Restate each line of the listing exactly, without carrying over any pictures.

=== RAW DATA ===
* begin *

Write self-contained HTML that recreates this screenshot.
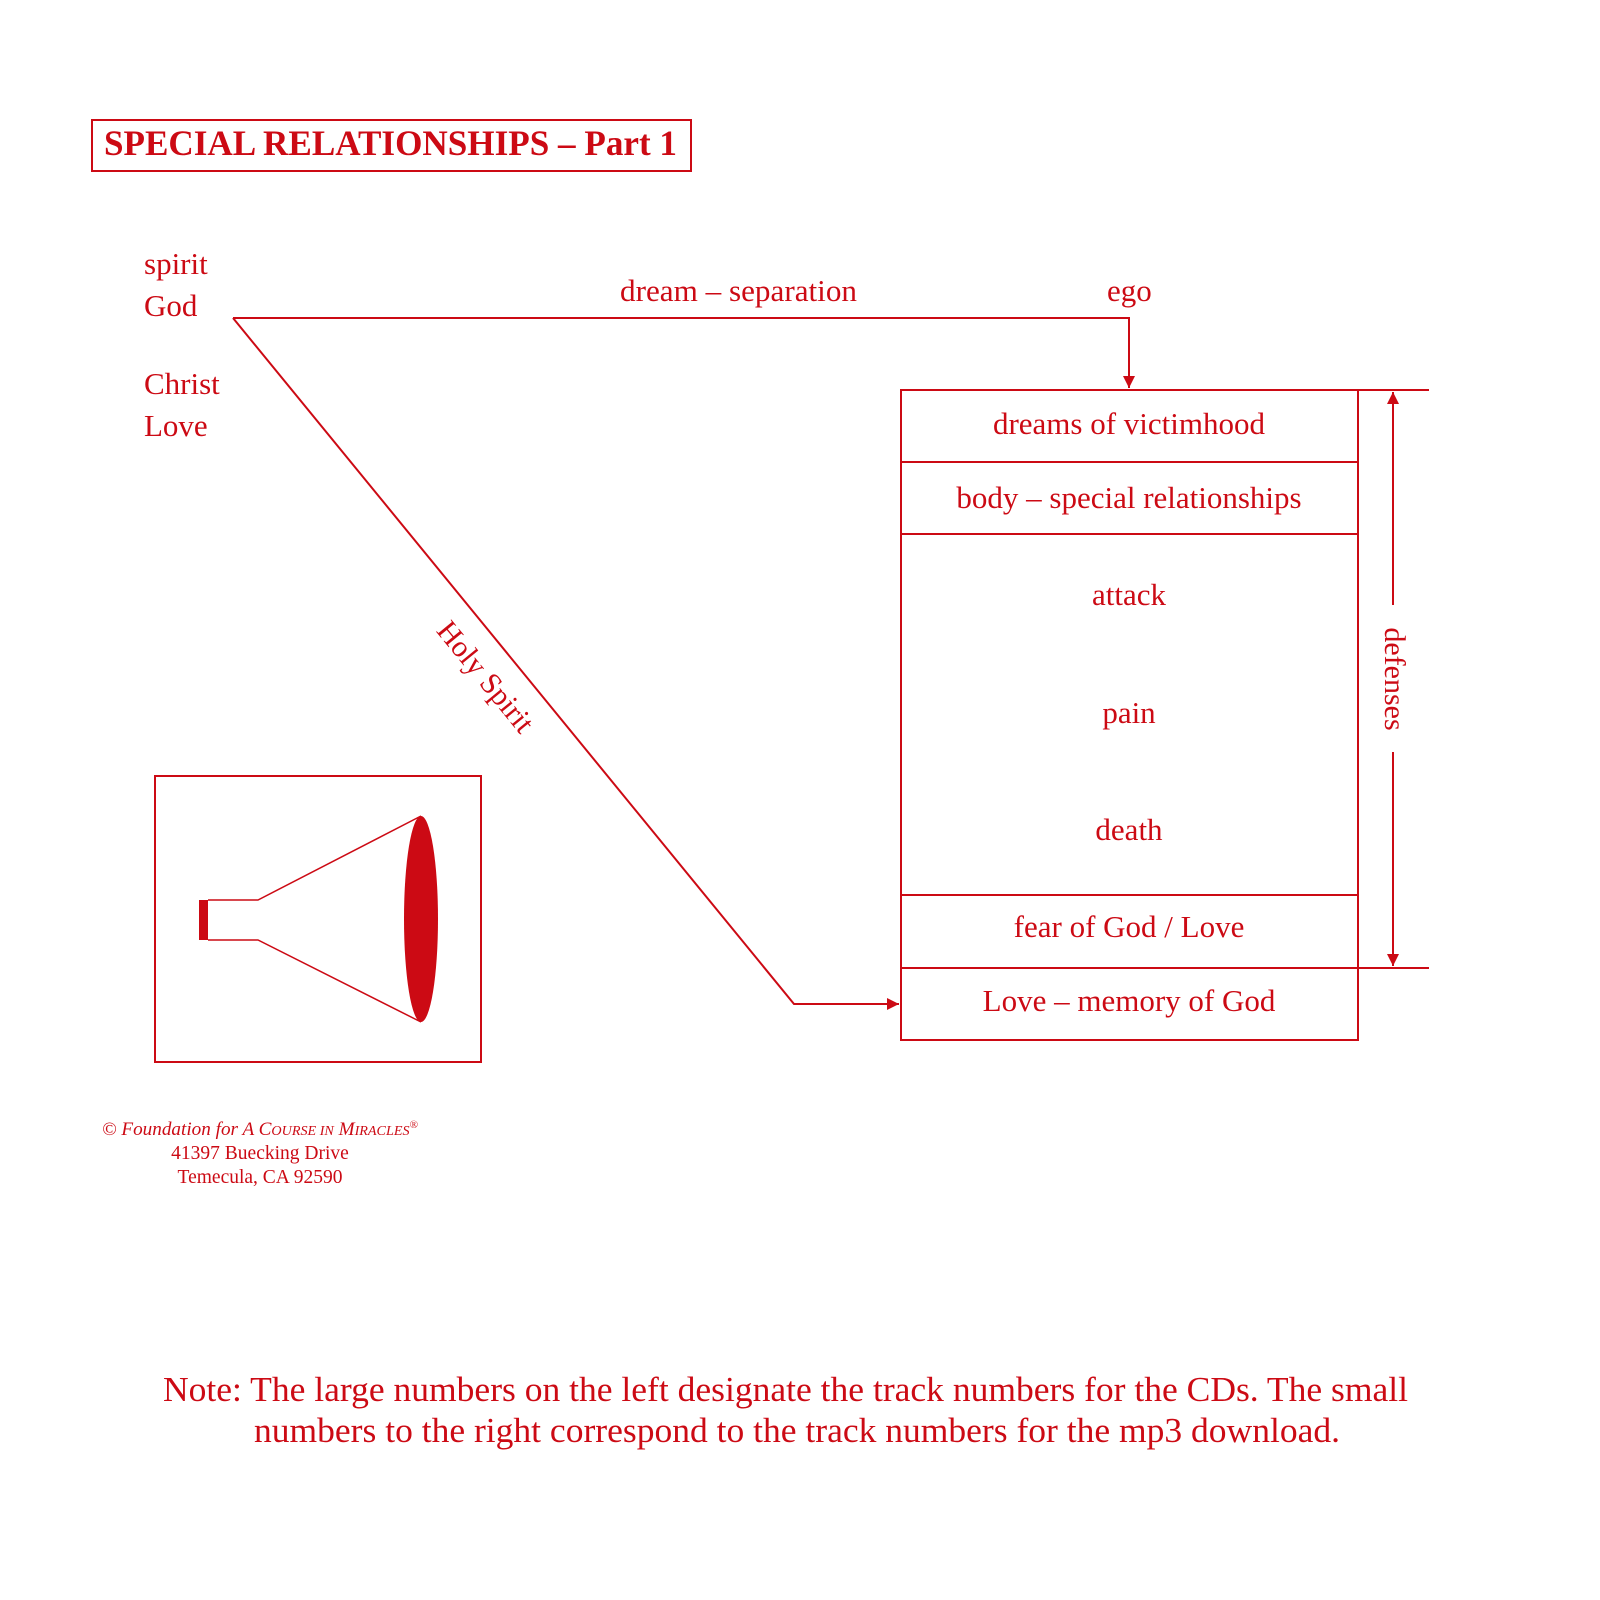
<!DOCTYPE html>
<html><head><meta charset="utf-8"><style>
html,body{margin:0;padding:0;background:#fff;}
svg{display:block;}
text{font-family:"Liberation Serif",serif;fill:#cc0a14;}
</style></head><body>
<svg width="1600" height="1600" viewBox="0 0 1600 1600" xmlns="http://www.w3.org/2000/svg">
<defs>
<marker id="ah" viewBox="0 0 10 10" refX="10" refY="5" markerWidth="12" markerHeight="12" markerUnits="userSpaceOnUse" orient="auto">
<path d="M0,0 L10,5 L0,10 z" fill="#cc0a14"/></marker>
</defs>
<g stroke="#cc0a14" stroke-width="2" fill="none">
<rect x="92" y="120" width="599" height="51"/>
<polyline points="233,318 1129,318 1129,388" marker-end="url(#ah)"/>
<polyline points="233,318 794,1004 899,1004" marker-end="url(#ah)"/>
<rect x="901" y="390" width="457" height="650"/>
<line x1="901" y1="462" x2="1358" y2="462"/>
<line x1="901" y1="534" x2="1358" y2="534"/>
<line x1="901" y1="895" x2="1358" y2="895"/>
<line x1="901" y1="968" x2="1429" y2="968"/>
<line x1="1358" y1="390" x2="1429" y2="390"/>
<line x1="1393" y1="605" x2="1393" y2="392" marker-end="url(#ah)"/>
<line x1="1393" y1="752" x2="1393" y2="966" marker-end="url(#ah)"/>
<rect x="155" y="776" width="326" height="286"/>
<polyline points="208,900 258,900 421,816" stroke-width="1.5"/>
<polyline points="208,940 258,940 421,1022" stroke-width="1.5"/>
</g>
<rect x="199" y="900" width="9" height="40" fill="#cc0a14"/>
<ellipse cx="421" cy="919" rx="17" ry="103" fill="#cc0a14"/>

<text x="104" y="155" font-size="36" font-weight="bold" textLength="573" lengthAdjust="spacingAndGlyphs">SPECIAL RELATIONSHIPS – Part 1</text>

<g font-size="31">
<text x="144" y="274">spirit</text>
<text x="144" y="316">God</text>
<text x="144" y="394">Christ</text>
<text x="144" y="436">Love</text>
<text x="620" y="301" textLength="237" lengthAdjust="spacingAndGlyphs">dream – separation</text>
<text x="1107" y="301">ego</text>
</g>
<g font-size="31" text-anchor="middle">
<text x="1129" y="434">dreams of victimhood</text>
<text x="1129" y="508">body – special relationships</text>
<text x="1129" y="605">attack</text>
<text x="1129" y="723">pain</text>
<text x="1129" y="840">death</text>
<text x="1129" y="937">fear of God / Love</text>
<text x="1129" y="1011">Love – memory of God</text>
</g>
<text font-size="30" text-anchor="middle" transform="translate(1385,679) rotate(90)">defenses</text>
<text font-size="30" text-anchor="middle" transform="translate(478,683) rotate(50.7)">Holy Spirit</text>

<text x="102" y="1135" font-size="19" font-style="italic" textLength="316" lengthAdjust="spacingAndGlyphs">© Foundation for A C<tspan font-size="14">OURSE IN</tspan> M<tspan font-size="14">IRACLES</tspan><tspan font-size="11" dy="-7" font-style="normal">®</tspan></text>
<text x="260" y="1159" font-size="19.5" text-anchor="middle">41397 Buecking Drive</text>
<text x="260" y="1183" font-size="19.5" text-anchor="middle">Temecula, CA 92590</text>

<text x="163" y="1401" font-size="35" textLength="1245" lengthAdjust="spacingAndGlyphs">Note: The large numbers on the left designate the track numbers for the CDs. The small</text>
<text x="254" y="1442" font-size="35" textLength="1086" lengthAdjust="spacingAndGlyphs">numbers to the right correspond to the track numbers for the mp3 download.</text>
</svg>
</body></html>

* end *

=== ANSWER IN FULL ===
Write self-contained HTML that recreates this screenshot.
<!DOCTYPE html>
<html><head><meta charset="utf-8"><style>
html,body{margin:0;padding:0;background:#fff;}
svg{display:block;}
text{font-family:"Liberation Serif",serif;fill:#cc0a14;}
</style></head><body>
<svg width="1600" height="1600" viewBox="0 0 1600 1600" xmlns="http://www.w3.org/2000/svg">
<defs>
<marker id="ah" viewBox="0 0 10 10" refX="10" refY="5" markerWidth="12" markerHeight="12" markerUnits="userSpaceOnUse" orient="auto">
<path d="M0,0 L10,5 L0,10 z" fill="#cc0a14"/></marker>
</defs>
<g stroke="#cc0a14" stroke-width="2" fill="none">
<rect x="92" y="120" width="599" height="51"/>
<polyline points="233,318 1129,318 1129,388" marker-end="url(#ah)"/>
<polyline points="233,318 794,1004 899,1004" marker-end="url(#ah)"/>
<rect x="901" y="390" width="457" height="650"/>
<line x1="901" y1="462" x2="1358" y2="462"/>
<line x1="901" y1="534" x2="1358" y2="534"/>
<line x1="901" y1="895" x2="1358" y2="895"/>
<line x1="901" y1="968" x2="1429" y2="968"/>
<line x1="1358" y1="390" x2="1429" y2="390"/>
<line x1="1393" y1="605" x2="1393" y2="392" marker-end="url(#ah)"/>
<line x1="1393" y1="752" x2="1393" y2="966" marker-end="url(#ah)"/>
<rect x="155" y="776" width="326" height="286"/>
<polyline points="208,900 258,900 421,816" stroke-width="1.5"/>
<polyline points="208,940 258,940 421,1022" stroke-width="1.5"/>
</g>
<rect x="199" y="900" width="9" height="40" fill="#cc0a14"/>
<ellipse cx="421" cy="919" rx="17" ry="103" fill="#cc0a14"/>

<text x="104" y="155" font-size="36" font-weight="bold" textLength="573" lengthAdjust="spacingAndGlyphs">SPECIAL RELATIONSHIPS – Part 1</text>

<g font-size="31">
<text x="144" y="274">spirit</text>
<text x="144" y="316">God</text>
<text x="144" y="394">Christ</text>
<text x="144" y="436">Love</text>
<text x="620" y="301" textLength="237" lengthAdjust="spacingAndGlyphs">dream – separation</text>
<text x="1107" y="301">ego</text>
</g>
<g font-size="31" text-anchor="middle">
<text x="1129" y="434">dreams of victimhood</text>
<text x="1129" y="508">body – special relationships</text>
<text x="1129" y="605">attack</text>
<text x="1129" y="723">pain</text>
<text x="1129" y="840">death</text>
<text x="1129" y="937">fear of God / Love</text>
<text x="1129" y="1011">Love – memory of God</text>
</g>
<text font-size="30" text-anchor="middle" transform="translate(1385,679) rotate(90)">defenses</text>
<text font-size="30" text-anchor="middle" transform="translate(478,683) rotate(50.7)">Holy Spirit</text>

<text x="102" y="1135" font-size="19" font-style="italic" textLength="316" lengthAdjust="spacingAndGlyphs">© Foundation for A C<tspan font-size="14">OURSE IN</tspan> M<tspan font-size="14">IRACLES</tspan><tspan font-size="11" dy="-7" font-style="normal">®</tspan></text>
<text x="260" y="1159" font-size="19.5" text-anchor="middle">41397 Buecking Drive</text>
<text x="260" y="1183" font-size="19.5" text-anchor="middle">Temecula, CA 92590</text>

<text x="163" y="1401" font-size="35" textLength="1245" lengthAdjust="spacingAndGlyphs">Note: The large numbers on the left designate the track numbers for the CDs. The small</text>
<text x="254" y="1442" font-size="35" textLength="1086" lengthAdjust="spacingAndGlyphs">numbers to the right correspond to the track numbers for the mp3 download.</text>
</svg>
</body></html>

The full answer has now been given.